Das Verhältnis zwischen Seoul und Pjöngjang ist von einem stetigen Auf und Ab gekennzeichnet. Seitdem Südkorea (Republik Korea, englisch ROK) am 15. August 1948 seine Unabhängigkeit proklamierte und sich im Gegenzug Nordkorea (Demokratische Volksrepublik Korea, DVRK) am 9. September desselben Jahres als unabhängige Volksrepublik konstituierte, wurden Phasen gegenseitiger wüster Beschimpfungen kurzzeitig überlagert von vielversprechenden Annäherungen, um schon bald wieder Tiefpunkte gegenseitiger Entfremdung zu erreichen. Das entscheidende Hindernis auf dem Wege eines zumindest geregelten Miteinanders bleibt bis dato die Präsenz von momentan 28.500 US-Soldaten auf der Halbinsel. Ein Zustand, der von Washington gewollt ist und von den politischen Eliten in Seoul als »Schutzschild« gewünscht bleibt.

Kein Wunder, dass die Regierungen in Pjöngjang – mittlerweile in dritter Generation von der Kim-Familie politisch dominiert – gegen die fortgesetzte US-Präsenz im Süden der Halbinsel Sturm laufen und vor allem die wiederbelebten gemeinsamen Militärmanöver aufs schärfste kritisieren. Diese sind darauf gerichtet, einen »Enthauptungsschlag« gegen die nordkoreanischen Kommandozentralen zu simulieren. Während Südkoreas neuer konservativer Präsident Yoon Suk-Yeol im Wahlkampf dieses Frühjahr der DVRK mit einem »Präventivschlag« gedroht hatte, verabschiedete das nordkoreanische Parlament, die Oberste Volksversammlung, am 8. September Leitlinien für eine neue Atomwaffenpolitik »von großer Bedeutung«. Für Nordkoreas Staatschef Kim Jong-Un gilt das Land fortan als (neunte) Atommacht, womit Denuklearisierungsverhandlungen hinfällig geworden seien.

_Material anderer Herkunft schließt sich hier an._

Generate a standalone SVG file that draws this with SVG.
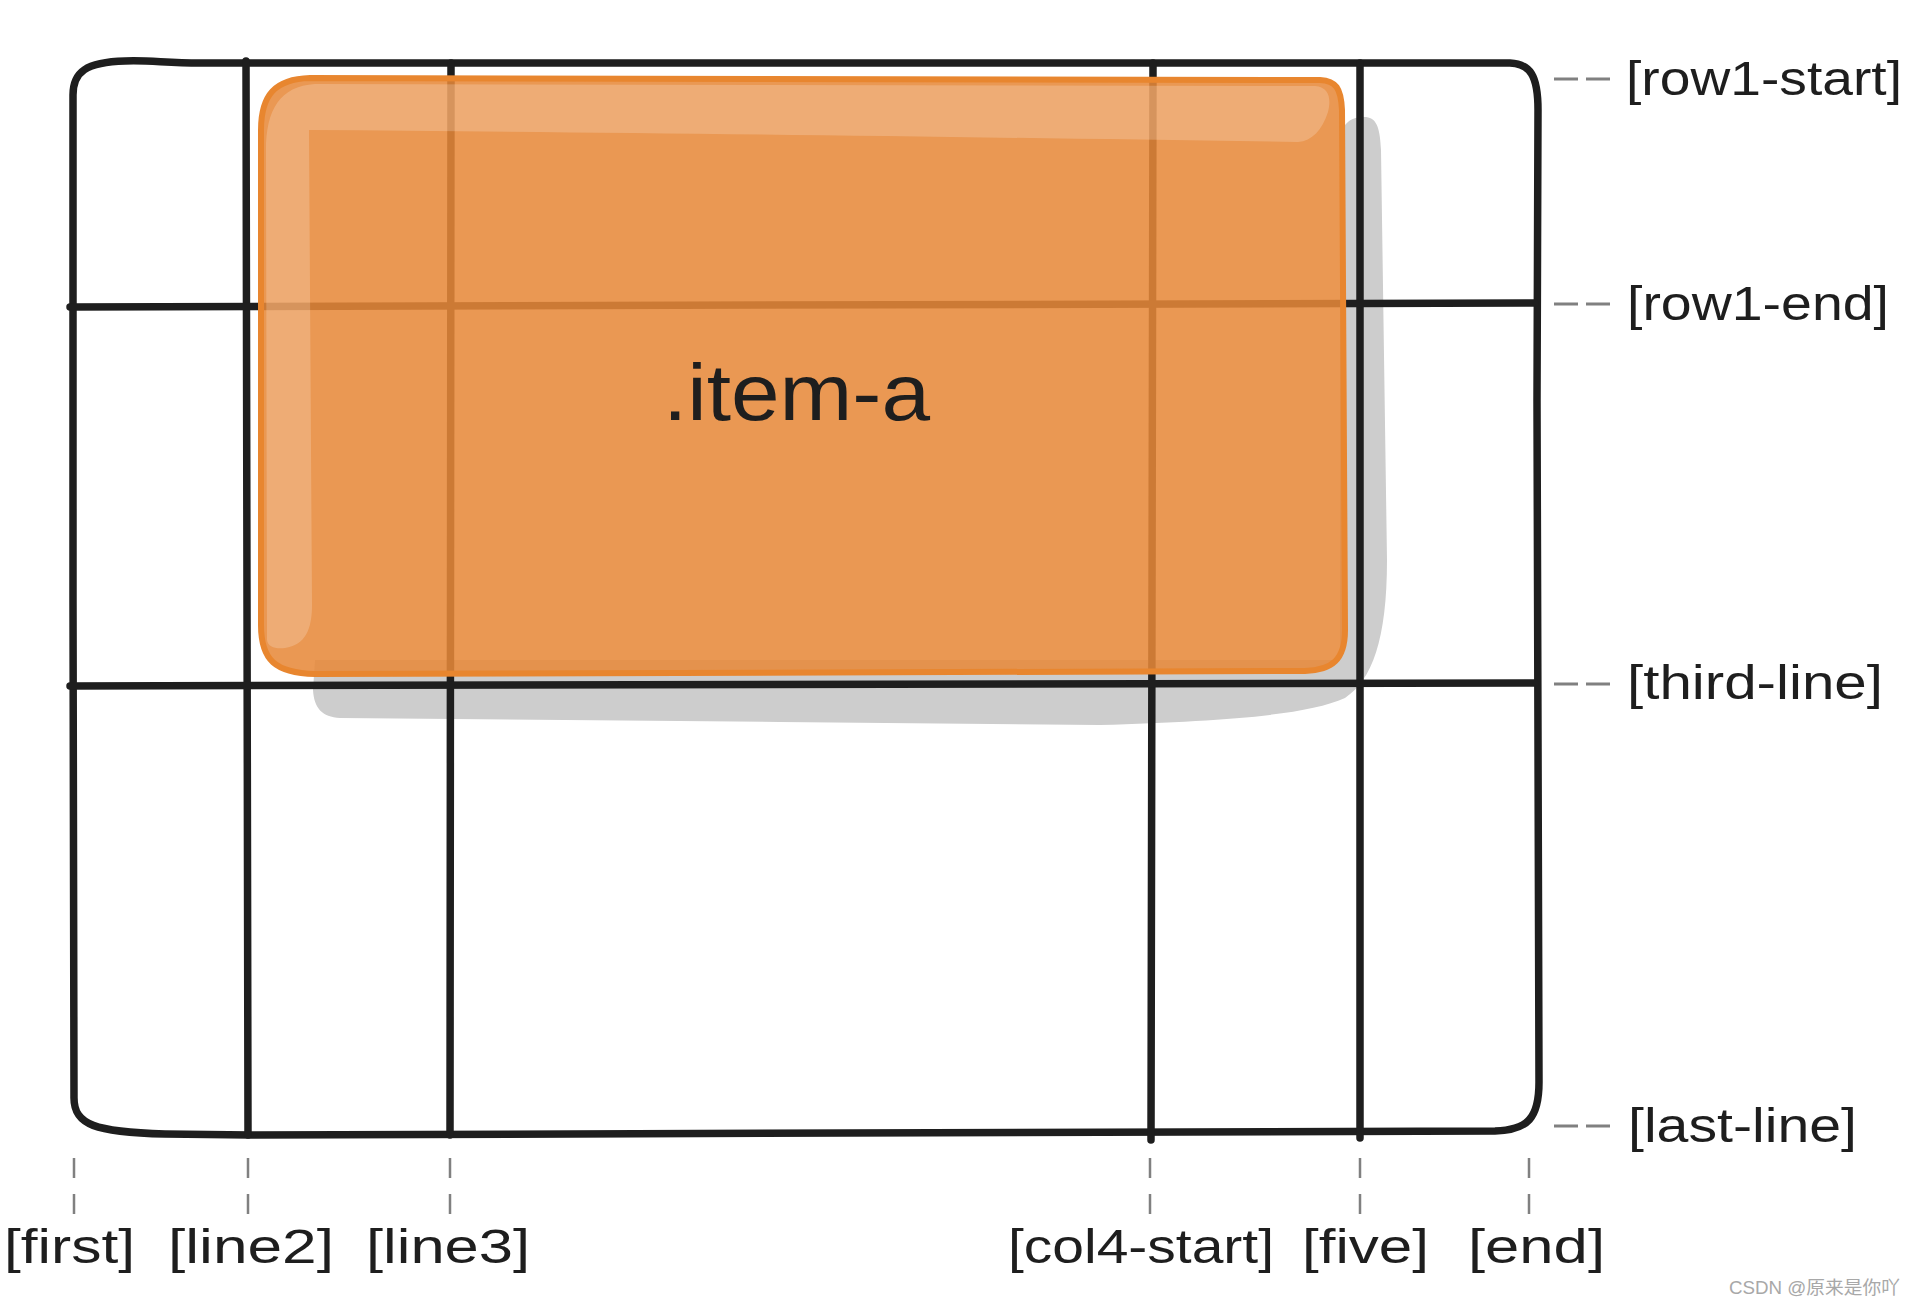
<svg xmlns="http://www.w3.org/2000/svg" width="1916" height="1308" viewBox="0 0 1916 1308">
<style>
.ln{fill:none;stroke:#1e1e1e;stroke-width:7.5;stroke-linecap:round;stroke-linejoin:round}
.dh{fill:none;stroke:#808080;stroke-width:3;stroke-dasharray:24 8}
.dv{fill:none;stroke:#808080;stroke-width:2.5;stroke-dasharray:20 16}
.lbl{font-family:"Liberation Sans",Arial,sans-serif;font-size:48px;fill:#1e1e1e}
.wm{font-family:"Liberation Sans","Noto Sans CJK SC",sans-serif;font-size:18px;fill:#a8a8a8}
</style>
<rect width="1916" height="1308" fill="#ffffff"/>
<g id="item-a-shadow">
<path d="M315,660 L1340,660 L1340,140 C1342,122 1352,117 1364,117 C1376,117 1380,126 1381,150 L1387,560 C1387,640 1372,680 1345,698 C1305,716 1220,721 1100,725 L780,722 L340,718 C322,717 314,708 313,690 Z" fill="#cdcdcd"/>
</g>
<g id="grid">
<path class="ln" d="M73,95 C73,72 86,62 125,61 C150,60 165,63 200,63 L1510,63 C1530,64 1538,75 1538,110 L1537,400 L1539,1082 C1539,1118 1528,1130 1495,1131 L250,1135 L165,1134 C95,1132 74,1125 74,1098 L73,600 Z"/>
<path class="ln" d="M246,61 L248,1135"/>
<path class="ln" d="M451,63 L450,1135"/>
<path class="ln" d="M1153,63 L1151,1140"/>
<path class="ln" d="M1360,63 L1360,1138"/>
<path class="ln" d="M70,307 L1535,303"/>
<path class="ln" d="M70,686 L1535,683"/>
</g>
<g id="item-a">
<path d="M261,130 C261,95 275,79 310,78 L1320,80 C1336,81 1341,88 1342,110 L1345,630 C1345,660 1332,670 1305,671 L315,674 C275,673 261,660 261,625 Z" fill="#e78939" fill-opacity="0.87" stroke="#e8862f" stroke-width="6"/>
<path d="M267,640 L266,150 C266,110 280,86 315,84 L1315,86 C1330,87 1331,100 1328,112 C1322,130 1312,141 1298,142 C900,136 600,132 309,130 L312,605 C312,630 305,645 285,648 C275,649 268,647 267,640 Z" fill="#ffffff" fill-opacity="0.2"/>
<text x="663" y="420" font-family="Liberation Sans,Arial,sans-serif" font-size="80" fill="#1e1e1e" textLength="267" lengthAdjust="spacingAndGlyphs">.item-a</text>
</g>
<g id="connectors">
<path class="dh" d="M1554,79 L1610,79"/>
<path class="dh" d="M1554,304 L1610,304"/>
<path class="dh" d="M1554,684 L1610,684"/>
<path class="dh" d="M1554,1126 L1610,1126"/>
<path class="dv" d="M74,1158 L74,1214"/>
<path class="dv" d="M248,1158 L248,1214"/>
<path class="dv" d="M450,1158 L450,1214"/>
<path class="dv" d="M1150,1158 L1150,1214"/>
<path class="dv" d="M1360,1158 L1360,1214"/>
<path class="dv" d="M1529,1158 L1529,1214"/>
</g>
<g id="labels">
<text class="lbl" x="1626" y="95" textLength="276" lengthAdjust="spacingAndGlyphs">[row1-start]</text>
<text class="lbl" x="1627" y="320" textLength="262" lengthAdjust="spacingAndGlyphs">[row1-end]</text>
<text class="lbl" x="1627" y="699" textLength="256" lengthAdjust="spacingAndGlyphs">[third-line]</text>
<text class="lbl" x="1628" y="1142" textLength="229" lengthAdjust="spacingAndGlyphs">[last-line]</text>
<text class="lbl" x="4" y="1263" textLength="131" lengthAdjust="spacingAndGlyphs">[first]</text>
<text class="lbl" x="168" y="1263" textLength="166" lengthAdjust="spacingAndGlyphs">[line2]</text>
<text class="lbl" x="366" y="1263" textLength="164" lengthAdjust="spacingAndGlyphs">[line3]</text>
<text class="lbl" x="1008" y="1263" textLength="266" lengthAdjust="spacingAndGlyphs">[col4-start]</text>
<text class="lbl" x="1302" y="1263" textLength="127" lengthAdjust="spacingAndGlyphs">[five]</text>
<text class="lbl" x="1468" y="1263" textLength="137" lengthAdjust="spacingAndGlyphs">[end]</text>
</g>
<text class="wm" x="1729" y="1294" textLength="171" lengthAdjust="spacingAndGlyphs">CSDN @原来是你吖</text>
</svg>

Am Freitag verurteilten die USA und Südkorea im Rahmen der bilateralen »Erweiterten Strategie- und Konsultationsgruppe für Abschreckung« (Extended Deterrence Strategy and Consultation Group) in Washington Nordkoreas neue Nukleardoktrin als »eskalierend und destabilisierend«. In einer gemeinsamen Erklärung nach dem Treffen bekräftigte Washington seine »eiserne« Verpflichtung, Seoul beizustehen und auf jeden nordkoreanischen Atomangriff mit einer »überwältigenden und entschiedenen Antwort« zu reagieren. Die USA hätten sich verpflichtet, »weiterhin strategische Mittel in der Region rechtzeitig und effektiv einzusetzen und zu üben, um die DVRK abzuschrecken«. So mit der gemeinsamen Ausbildung an F-35-Kampfjets im Juli und mit dem am Montag angekündigten Einsatz des US-Flugzeugträgers »USS Ronald Reagan« – der erste seit 2018, als die USA und die ROK viele ihrer gemeinsamen militärischen Aktivitäten im Zuge der diplomatischen Bemühungen um eine Annäherung an Pjöngjang ausgesetzt hatten.

Doch auch auf der Koreanischen Halbinsel gilt: Nichts wird so heiß gegessen, wie es gekocht wird. Fast zeitgleich mit der Entscheidung der Obersten Volksversammlung in Pjöngjang machte sich Südkoreas Vereinigungsminister Kwon Young-Se während einer improvisierten Pressekonferenz im Regierungskomplex in Seoul für die Wiederaufnahme von Treffen zur Wiedervereinigung getrennter Familien stark. Laut der südkoreanischen Agentur Yonhap schlug Kwon vor, dass sich Beamte der beiden Koreas so bald wie möglich zusammensetzen sollten, um »grundlegende Lösungen« für die seit dem Koreakrieg (1950–1953) getrennten Familien zu finden. Wie solche »grundlegenden Lösungen« aussehen könnten, ließ der Minister allerdings offen.

In der Vergangenheit hat es zwar staatlich streng regulierte Treffen gegeben, auf denen sich getrennte Familienangehörige aus Süd- und Nordkorea wiedersehen konnten. Allerdings handelte es sich dabei um jeweils kurze Veranstaltungen mit Symbolcharakter. Im August dieses Jahres lebten knapp 43.800 Menschen in den beiden koreanischen Staaten getrennt von ihren Angehörigen. Das sind rund 4.000 weniger als im vergangenen Jahr.